SCM quality modeling

fq-compressor treats quality values as a separate signal stream and compresses them with Statistical Context Mixing (SCM). The goal is to preserve the structure of Phred scores instead of forcing them through sequence-oriented logic.

Role in fq-compressor

Quality strings are encoded independently from read IDs and bases. For lossless mode, the compressor models each quality symbol with adaptive arithmetic coding; for lower-fidelity workflows it can first map scores into Illumina's 8-bin scheme. This keeps sequence compression and quality compression tunable without changing the archive container.

Core mechanism

  1. Symbol space: qualities are converted from ASCII to Phred values over a 94-symbol alphabet.
  2. Context selection: the active model is chosen from previous quality values and a position bin within the read; the default implementation uses order-2 context and 16 position bins.
  3. Adaptive coding: arithmetic coding emits each symbol while updating the selected model online, so frequent local transitions become cheaper over time.
  4. Container stage: the arithmetic-coded byte stream is wrapped in Zstd, which removes residual byte-level redundancy after context coding.

Compression effect

SCM works because FASTQ qualities are not independent symbols.

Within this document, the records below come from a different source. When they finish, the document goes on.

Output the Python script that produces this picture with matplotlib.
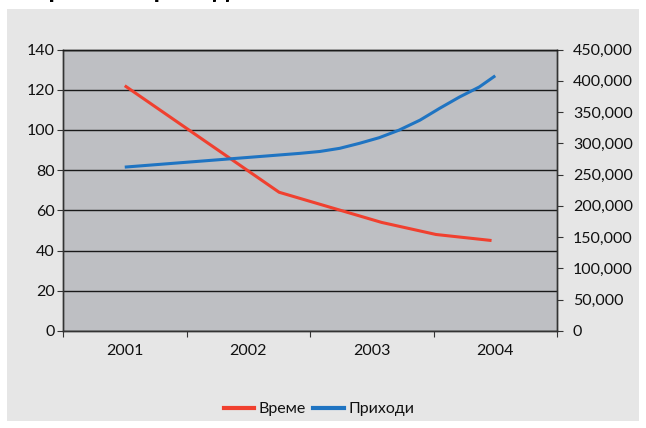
import matplotlib
matplotlib.use("Agg")
import matplotlib.pyplot as plt
from matplotlib.patches import Rectangle
from matplotlib.lines import Line2D
from matplotlib.ticker import FuncFormatter, FixedLocator

plt.rcParams['font.family'] = ['Lato', 'DejaVu Sans']

# Category labels
years = [2001, 2002, 2003, 2004]
year_labels = ['2001', '2002', '2003', '2004']

# Време (left axis) – positions along the year axis and values
time_x = [2001.0, 2002.25, 2003.08, 2003.52, 2003.97]
time_y = [122, 69, 54, 48, 45]

# Приходи (right axis)
income_x = [2001.0, 2002.42, 2002.58, 2002.74, 2002.90, 2003.06, 2003.22,
            2003.39, 2003.55, 2003.71, 2003.87, 2004.0]
income_y = [262000, 284000, 287000, 292000, 300000, 309000, 321000,
            337000, 356000, 374000, 390000, 408000]

title_text = 'Време и приходи'

W, H = 646, 428
fig = plt.figure(figsize=(W / 100, H / 100), dpi=100)
fig.patch.set_facecolor('white')

# chart area background
fig.patches.append(Rectangle((7 / W, 1 - 421 / H), (639 - 7) / W, (421 - 9) / H,
                             transform=fig.transFigure, facecolor='#e6e6e6',
                             edgecolor='none', zorder=-10))

fig.text(31 / W, 1 + 2.5 / H, title_text, fontsize=19, fontweight='bold',
         va='baseline', ha='left', color='black')

left, right, top, bottom = 63, 557, 49.5, 331
ax = fig.add_axes([left / W, 1 - bottom / H, (right - left) / W, (bottom - top) / H])
ax.set_facecolor('#bebfc3')
ax2 = ax.twinx()

red = '#f0402f'
blue = '#1f74c2'
fs = 11.5

ax.plot(time_x, time_y, color=red, lw=2.2, solid_capstyle='butt', zorder=3)
ax2.plot(income_x, income_y, color=blue, lw=2.2, solid_capstyle='butt', zorder=3)

ax.set_xlim(2000.5, 2004.5)
ax.set_ylim(0, 140)
ax2.set_ylim(0, 450000)

ax.set_yticks(range(0, 141, 20))
ax2.set_yticks(range(0, 450001, 50000))
ax2.yaxis.set_major_formatter(FuncFormatter(lambda v, p: f'{int(v):,}'))

ax.xaxis.set_major_locator(FixedLocator([y - 0.5 for y in years] + [years[-1] + 0.5]))
ax.xaxis.set_minor_locator(FixedLocator(years))
ax.set_xticklabels([], minor=False)
ax.set_xticklabels(year_labels, minor=True)
ax.tick_params(axis='x', which='major', length=4, width=0.8, color='#333333', direction='out')
ax.tick_params(axis='x', which='minor', length=0, pad=9.5, labelsize=fs, labelcolor='#111111')

ax.grid(axis='y', color='#1a1a1a', lw=1.0)
ax.set_axisbelow(True)
ax.tick_params(axis='y', length=4.5, width=0.8, color='#333333', labelsize=fs, pad=1.5,
               labelcolor='#111111')
ax2.tick_params(axis='y', length=4.5, width=0.8, color='#333333', labelsize=fs, pad=7,
                labelcolor='#111111')

for a in (ax, ax2):
    for s in ('left', 'right', 'bottom'):
        a.spines[s].set_color('#333333')
        a.spines[s].set_linewidth(1.0)
    a.spines['top'].set_color('#1a1a1a')
    a.spines['top'].set_linewidth(1.0)

handles = [Line2D([], [], color=red, lw=3), Line2D([], [], color=blue, lw=3)]
fig.legend(handles, ['Време', 'Приходи'], loc='center', ncol=2,
           bbox_to_anchor=(319 / W, 1 - 409 / H), frameon=False, fontsize=fs,
           handlelength=1.9, handletextpad=0.3, columnspacing=0.45,
           labelcolor='#111111')

fig.savefig('out.png', dpi=100)
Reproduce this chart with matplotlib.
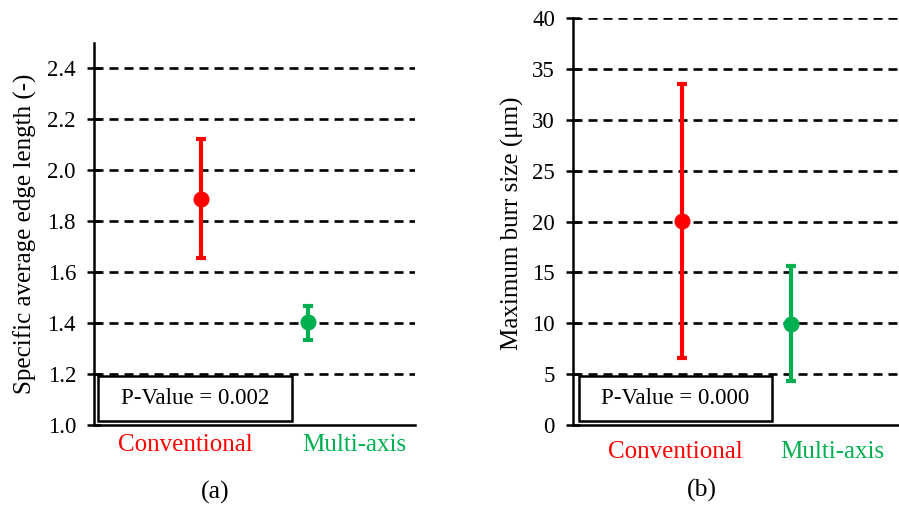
import matplotlib
matplotlib.use("Agg")
import matplotlib.pyplot as plt
from matplotlib.patches import Rectangle

plt.rcParams['font.family'] = ['Liberation Serif', 'DejaVu Serif']
plt.rcParams['lines.scale_dashes'] = False

# ---- data ----
categories = ["Conventional", "Multi-axis"]
cat_colors = ["#FF0000", "#00B050"]

edge_mean = [1.885, 1.403]
edge_low = [1.654, 1.335]
edge_high = [2.123, 1.467]
edge_ticks = [1.0, 1.2, 1.4, 1.6, 1.8, 2.0, 2.2, 2.4]
edge_pvalue = "P-Value = 0.002"
edge_ylabel = "Specific average edge length (-)"

burr_mean = [20.05, 9.95]
burr_low = [6.55, 4.3]
burr_high = [33.5, 15.6]
burr_ticks = [0, 5, 10, 15, 20, 25, 30, 35, 40]
burr_pvalue = "P-Value = 0.000"
burr_ylabel = "Maximum burr size (\u03bcm)"

W, H = 899, 508
fig = plt.figure(figsize=(W / 100, H / 100), dpi=100)


def px_ax(l, r, b, t):
    return fig.add_axes([l / W, 1 - b / H, (r - l) / W, (b - t) / H])


def draw(ax, means, lows, highs, ticks, ylim, pval, label_pos, label_y, box):
    xs = [1, 2]
    ax.set_xlim(0, 3)
    ax.set_ylim(*ylim)
    for t in ticks[1:]:
        ax.axhline(t, color="black", lw=1.9, ls=(0, (6.5, 4.3)), zorder=1)
    for x, m, lo, hi, c in zip(xs, means, lows, highs, cat_colors):
        ax.errorbar([x], [m], yerr=[[m - lo], [hi - m]], fmt="o", color=c,
                    ms=10.5, elinewidth=3, capsize=3.6, capthick=3, zorder=3)
    for sp in ["top", "right"]:
        ax.spines[sp].set_visible(False)
    for sp in ["left", "bottom"]:
        ax.spines[sp].set_linewidth(1.8)
    ax.set_yticks(ticks)
    ax.set_yticklabels([("%.1f" % t) if isinstance(t, float) else str(t) for t in ticks],
                       fontsize=16.5)
    ax.tick_params(axis="y", direction="inout", length=10, width=1.8, pad=8)
    ax.set_xticks([])
    for name, c, xp in zip(categories, cat_colors, label_pos):
        ax.text(xp, label_y, name, color=c, fontsize=18, ha="center", va="center",
                transform=ax.get_xaxis_transform(), clip_on=False)
    x0, x1, y0, y1 = box
    ax.add_patch(Rectangle((x0, y0), x1 - x0, y1 - y0, transform=ax.transAxes,
                           facecolor="white", edgecolor="black", lw=1.8, zorder=4))
    ax.text((x0 + x1) / 2, (y0 + y1) / 2, pval, transform=ax.transAxes,
            fontsize=16.5, ha="center", va="center", zorder=5)


ax1 = px_ax(94, 415, 425, 42.5)
draw(ax1, edge_mean, edge_low, edge_high, edge_ticks, (1.0, 2.5), edge_pvalue,
     [0.85, 2.43], -0.052, (0.012, 0.617, 0.0105, 0.128))

ax2 = px_ax(573, 900, 425, 18)
draw(ax2, burr_mean, burr_low, burr_high, burr_ticks, (0, 40), burr_pvalue,
     [0.94, 2.38], -0.066, (0.018, 0.609, 0.0098, 0.120))

fig.text(25 / W, 1 - 234 / H, edge_ylabel, rotation=90, fontsize=18,
         ha="center", va="center")
fig.text(512 / W, 1 - 223 / H, burr_ylabel, rotation=90, fontsize=18,
         ha="center", va="center")
fig.text(215 / W, 1 - 492 / H, "(a)", fontsize=18.5, ha="center", va="center")
fig.text(702 / W, 1 - 490 / H, "(b)", fontsize=18.5, ha="center", va="center")

fig.savefig("out.png", dpi=100)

Runs near the start or end of a read, and transitions after a high or low score, tend to repeat across many reads. The context model turns those regularities into shorter codes while keeping decompression exact in lossless mode.

Current boundaries

The current model uses previous qualities and read position, with optional Illumina 8-bin quantization when the selected mode allows it. The header also leaves room for other quality modes, but the whitepaper should treat the adaptive SCM path and Illumina-style binning as the public, implemented behavior.